Two schemes are being developed for the A24. I am pleased to advise that my Department has invited tenders for the proposed junction improvement scheme on the A24 Carryduff Road at Temple. Construction is expected to commence in spring 2016, subject to the successful completion of the tendering and land acquisition processes.
A public inquiry into the proposed A24 Ballynahinch bypass concluded on 27 January. The inspector will now consider all the evidence and prepare a report, which will normally include synopses of the Department, supporters and objectors' cases, details of related questions and answers, the inspector’s considerations and the inspector’s recommendations. It is likely that, as normal, the completed report will be submitted to the Department for consideration within several months. My officials will then address the inspector’s recommendations and prepare a report for my consideration. Having considered all of the issues, I will decide how the scheme should proceed. The decision will be conveyed in a departmental statement accompanied by the publication of the inspector’s report. Subject to a satisfactory outcome, the notice of intention to proceed and the direction order will also be published. Progression to construction remains subject to the approval of the business case, clearing the statutory procedures and funding being made available to my Department.
I thank the Minister for what was, effectively, an announcement. It will be very good news for all users of that junction, particularly those who try to turn right from the side roads. In view of the accident history at that point, it is very welcome news indeed. In fact, I can hardly think of a question to ask her. You set out the progression, but when do you expect construction to start? Have you any idea of the timescale?

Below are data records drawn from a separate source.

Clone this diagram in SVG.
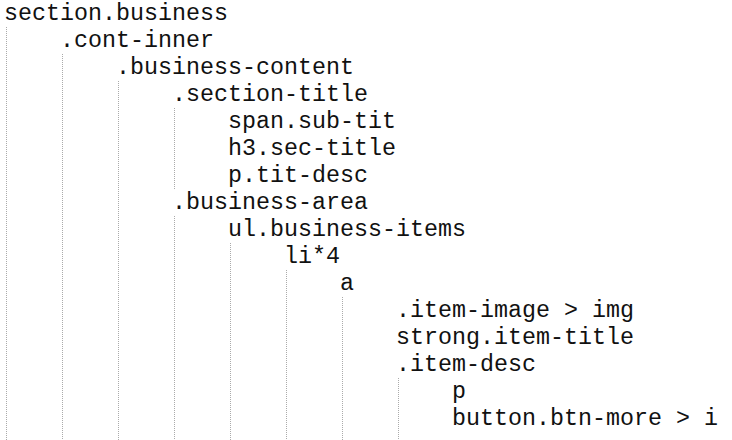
<svg xmlns="http://www.w3.org/2000/svg" width="732" height="440" viewBox="0 0 732 440">
<style>
text{font-family:"Liberation Mono","Courier New",monospace;font-size:23.33px;fill:#111;}
.g{stroke:#aaa;stroke-width:1;stroke-dasharray:1 1;fill:none;}
</style>
<rect width="732" height="440" fill="#fff"/>
<g id="connectors">
<line class="g" x1="6.5" y1="27" x2="6.5" y2="440"/>
<line class="g" x1="62.5" y1="54" x2="62.5" y2="440"/>
<line class="g" x1="118.5" y1="81" x2="118.5" y2="440"/>
<line class="g" x1="174.5" y1="108" x2="174.5" y2="189"/>
<line class="g" x1="174.5" y1="216" x2="174.5" y2="440"/>
<line class="g" x1="230.5" y1="243" x2="230.5" y2="440"/>
<line class="g" x1="286.5" y1="270" x2="286.5" y2="440"/>
<line class="g" x1="342.5" y1="297" x2="342.5" y2="440"/>
<line class="g" x1="398.5" y1="378" x2="398.5" y2="440"/>
</g>
<g id="n-section-business"><text x="4" y="20">section.business</text></g>
<g id="n-cont-inner"><text x="60" y="47">.cont-inner</text></g>
<g id="n-business-content"><text x="116" y="74">.business-content</text></g>
<g id="n-section-title"><text x="172" y="101">.section-title</text></g>
<g id="n-sub-tit"><text x="228" y="128">span.sub-tit</text></g>
<g id="n-sec-title"><text x="228" y="155">h3.sec-title</text></g>
<g id="n-tit-desc"><text x="228" y="182">p.tit-desc</text></g>
<g id="n-business-area"><text x="172" y="209">.business-area</text></g>
<g id="n-business-items"><text x="228" y="236">ul.business-items</text></g>
<g id="n-li"><text x="284" y="263">li*4</text></g>
<g id="n-a"><text x="340" y="290">a</text></g>
<g id="n-item-image"><text x="396" y="317">.item-image &gt; img</text></g>
<g id="n-item-title"><text x="396" y="344">strong.item-title</text></g>
<g id="n-item-desc"><text x="396" y="371">.item-desc</text></g>
<g id="n-p"><text x="452" y="398">p</text></g>
<g id="n-btn-more"><text x="452" y="425">button.btn-more &gt; i</text></g>
</svg>
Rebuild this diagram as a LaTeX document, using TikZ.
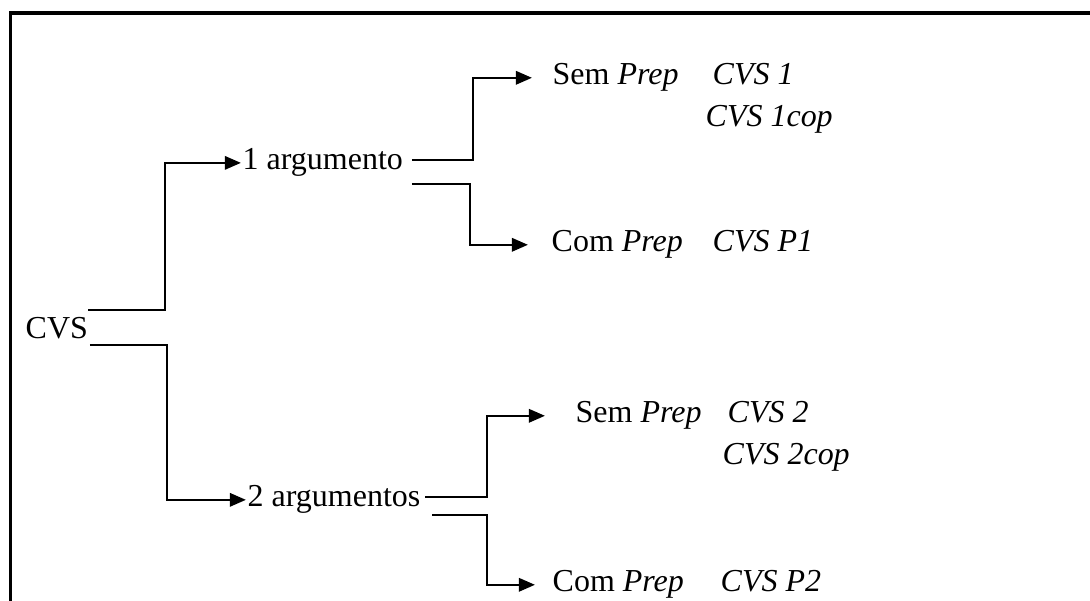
\documentclass[tikz,border=0pt]{standalone}
\usepackage{fontspec}
\setmainfont{Liberation Serif}
\usetikzlibrary{arrows.meta}

\begin{document}
\begin{tikzpicture}[
    label/.style = {anchor=base west, inner sep=0pt,
                    font=\fontsize{9.1}{11}\selectfont},
    link/.style  = {line width=0.7pt},
    arr/.style   = {link, -{Triangle[length=4.6pt,width=3.8pt]}}]
 \useasboundingbox (0,0) rectangle (10.9,6.01);
 \draw[line width=0.9pt] (0.105,-0.1) -- (0.105,5.88) -- (11,5.88);
 % texts
 \node[label] (cvs)  at (0.25,2.62) {CVS};
 \node[label] (arg1) at (2.42,4.31) {1 argumento};
 \node[label] (arg2) at (2.47,0.94) {2 argumentos};
 \node[label] (sem1) at (5.52,5.16) {Sem \textit{Prep}};
 \node[label] (cvs1) at (7.12,5.16) {\textit{CVS 1}};
 \node[label] (cop1) at (7.05,4.74) {\textit{CVS 1cop}};
 \node[label] (com1) at (5.51,3.49) {Com \textit{Prep}};
 \node[label] (p1)   at (7.12,3.49) {\textit{CVS P1}};
 \node[label] (sem2) at (5.75,1.78) {Sem \textit{Prep}};
 \node[label] (cvs2) at (7.27,1.78) {\textit{CVS 2}};
 \node[label] (cop2) at (7.22,1.36) {\textit{CVS 2cop}};
 \node[label] (com2) at (5.52,0.09) {Com \textit{Prep}};
 \node[label] (p2)   at (7.20,0.09) {\textit{CVS P2}};
 % branch starts
 \coordinate (cvs-a)  at (0.88,2.91);
 \coordinate (cvs-b)  at (0.90,2.56);
 \coordinate (arg1-a) at (4.12,4.41);
 \coordinate (arg1-b) at (4.12,4.17);
 \coordinate (arg2-a) at (4.25,1.04);
 \coordinate (arg2-b) at (4.32,0.86);
 % connectors
 \draw[arr] (cvs-a) -- ++(0.77,0) |- ([xshift=-0.3pt]arg1.west);
 \draw[arr] (cvs-b) -- ++(0.77,0) |- ([xshift=-0.3pt]arg2.west);
 \draw[arr] (arg1-a) -- ++(0.61,0) |- ([xshift=-0.2cm]sem1.west);
 \draw[arr] (arg1-b) -- ++(0.58,0) |- ([xshift=-0.23cm]com1.west);
 \draw[arr] (arg2-a) -- ++(0.62,0) |- ([xshift=-0.3cm]sem2.west);
 \draw[arr] (arg2-b) -- ++(0.55,0) |- ([xshift=-0.17cm]com2.west);
\end{tikzpicture}
\end{document}
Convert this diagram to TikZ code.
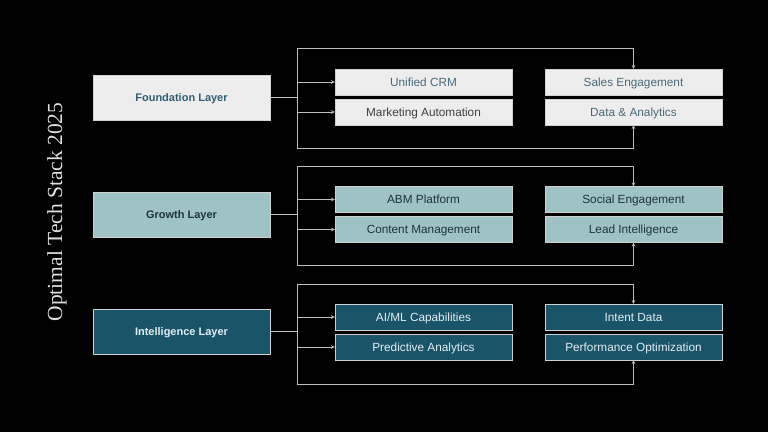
\documentclass[tikz,border=0pt]{standalone}
\usepackage{fontspec}
\setmainfont{Liberation Serif}
\newfontfamily\boxfont{Liberation Sans}
\definecolor{bglay}{HTML}{000000}
\definecolor{fndfill}{HTML}{EDEDED}
\definecolor{fndtext}{HTML}{2E6075}
\definecolor{tooltext}{HTML}{4A6A7A}
\definecolor{grofill}{HTML}{9EC2C6}
\definecolor{grotext}{HTML}{1E3340}
\definecolor{intfill}{HTML}{1A5468}
\definecolor{inttext}{HTML}{E2EEF3}
\definecolor{wire}{HTML}{BDBDBD}

\begin{document}
\begin{tikzpicture}[x=1pt,y=-1pt,
			layer/.style={rectangle,draw=wire!70,line width=0.4pt,minimum width=177pt,minimum height=45pt,text height=9.5pt,text depth=1.5pt,font=\boxfont\bfseries\fontsize{11}{13}\selectfont},
			tool/.style={rectangle,draw=wire!70,line width=0.4pt,minimum width=177pt,minimum height=26pt,text height=10pt,text depth=1.5pt,font=\boxfont\fontsize{11.8}{14}\selectfont},
			fnd/.style={fill=fndfill,text=fndtext},
			gro/.style={fill=grofill,text=grotext},
			int/.style={fill=intfill,text=inttext},
			link/.style={draw=wire,line width=0.7pt,>=stealth},
			inner sep=0pt]
			\fill[bglay] (0,0) rectangle (768,432);
			\useasboundingbox (0,0) rectangle (768,432);
			\node (title) at (57,212) [rotate=90,text=white!88!black,font=\fontsize{21.5}{24}\selectfont] {Optimal Tech Stack 2025};
			% foundation
			\node [layer,fnd]		(fnd)		at (181.5,97.5)	{Foundation Layer};
			\node [tool,fnd,text=tooltext]	(crm)		at (423.5,82)	{Unified CRM};
			\node [tool,fnd,text=black!75]	(mkt)		at (423.5,112)	{Marketing Automation};
			\node [tool,fnd,text=tooltext]	(sales)		at (633.5,82)	{Sales Engagement};
			\node [tool,fnd,text=tooltext]	(data)		at (633.5,112)	{Data \& Analytics};
			\coordinate (fndtop) at (297,48);
			\coordinate (fndbot) at (297,148);
			\draw [link] (fnd.east) -- (fnd.east -| fndtop);
			\draw [link] (fndtop) -- (fndbot);
			\draw [link,->] (crm.west -| fndtop) -- (crm.west);
			\draw [link,->] (mkt.west -| fndtop) -- (mkt.west);
			\draw [link,->] (fndtop) -| (sales.north);
			\draw [link,->] (fndbot) -| (data.south);
			% growth
			\node [layer,gro]		(gro)		at (181.5,214.5)	{Growth Layer};
			\node [tool,gro]		(abm)		at (423.5,199.5)	{ABM Platform};
			\node [tool,gro]		(cms)		at (423.5,229.5)	{Content Management};
			\node [tool,gro]		(social)	at (633.5,199.5)	{Social Engagement};
			\node [tool,gro]		(lead)		at (633.5,229.5)	{Lead Intelligence};
			\coordinate (grotop) at (297,166);
			\coordinate (grobot) at (297,265);
			\draw [link] (gro.east) -- (gro.east -| grotop);
			\draw [link] (grotop) -- (grobot);
			\draw [link,->] (abm.west -| grotop) -- (abm.west);
			\draw [link,->] (cms.west -| grotop) -- (cms.west);
			\draw [link,->] (grotop) -| (social.north);
			\draw [link,->] (grobot) -| (lead.south);
			% intelligence
			\node [layer,int]		(int)		at (181.5,331.5)	{Intelligence Layer};
			\node [tool,int]		(aiml)		at (423.5,317)	{AI/ML Capabilities};
			\node [tool,int]		(pred)		at (423.5,347)	{Predictive Analytics};
			\node [tool,int]		(intent)	at (633.5,317)	{Intent Data};
			\node [tool,int]		(perf)		at (633.5,347)	{Performance Optimization};
			\coordinate (inttop) at (297,284);
			\coordinate (intbot) at (297,384);
			\draw [link] (int.east) -- (int.east -| inttop);
			\draw [link] (inttop) -- (intbot);
			\draw [link,->] (aiml.west -| inttop) -- (aiml.west);
			\draw [link,->] (pred.west -| inttop) -- (pred.west);
			\draw [link,->] (inttop) -| (intent.north);
			\draw [link,->] (intbot) -| (perf.south);
\end{tikzpicture}
\end{document}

I thank the Member for his question. I, too, am very aware of that junction as it borders on my constituency, and I use the route often. I am also aware of the collisions there. All tenders returned by the closing date will be assessed, and the most economically advantageous will be identified. Funding has been set aside for the scheme, and it is hoped that it will commence in the spring.
I welcome what the Minster has said so far about the scheme at the Temple crossroads, which is an extremely dangerous crossroads. My father witnessed a fatal accident at that junction. Will the Minister outline the approximate cost of the scheme? More importantly, what additional features will it have?
I thank the Member for his question. The cost is estimated to be in the region of £1·25 million. As I said to Mr Lunn, funding has been set aside for the scheme. There will be a four-leg roundabout at the junction, and, in addition to the junction improvement, there will be road realignment, a new footway on the approach from Lisburn, a 34-space park-and-share facility and traffic islands.
I am hopeful that I will hear about the public inquiry quite soon. I am not clear on whether that will be before purdah. As for the earliest date for construction, it is possible that it could be early 2018. The estimated cost associated with that is around £40 million to £50 million. Again, it is subject to that funding being made available.
The Minister has confirmed that improving the safety of the junction at the Temple is the key consideration. Can she give me an assurance that the same criteria and consideration will be applied to the Woodgreen junction on the A26 in my constituency? Just 10 days ago, we had another fatality of a young person at that junction. Can we have the same safety provision there?
I thank the Member for his question. I take this opportunity to express my sympathy and condolences to the family of the young woman who was tragically killed on the A26. You will appreciate that it would be inappropriate for me to comment on the circumstances of that tragedy. However, there has been a review of safety around the A26. That review included an examination of all the collisions that have occurred in the last three years, up to March 2015, for which details are available. Transport NI officials have also met PSNI staff — traffic safety officers — on site to discuss possible engineering and enforcement measures that not only seek to reduce the severity of collisions but should reduce the likelihood of them happening in the first instance. I have been informed that the review is substantially complete and will make a number of recommendations for action along that section of the A26, including at the site of the most recent tragedy.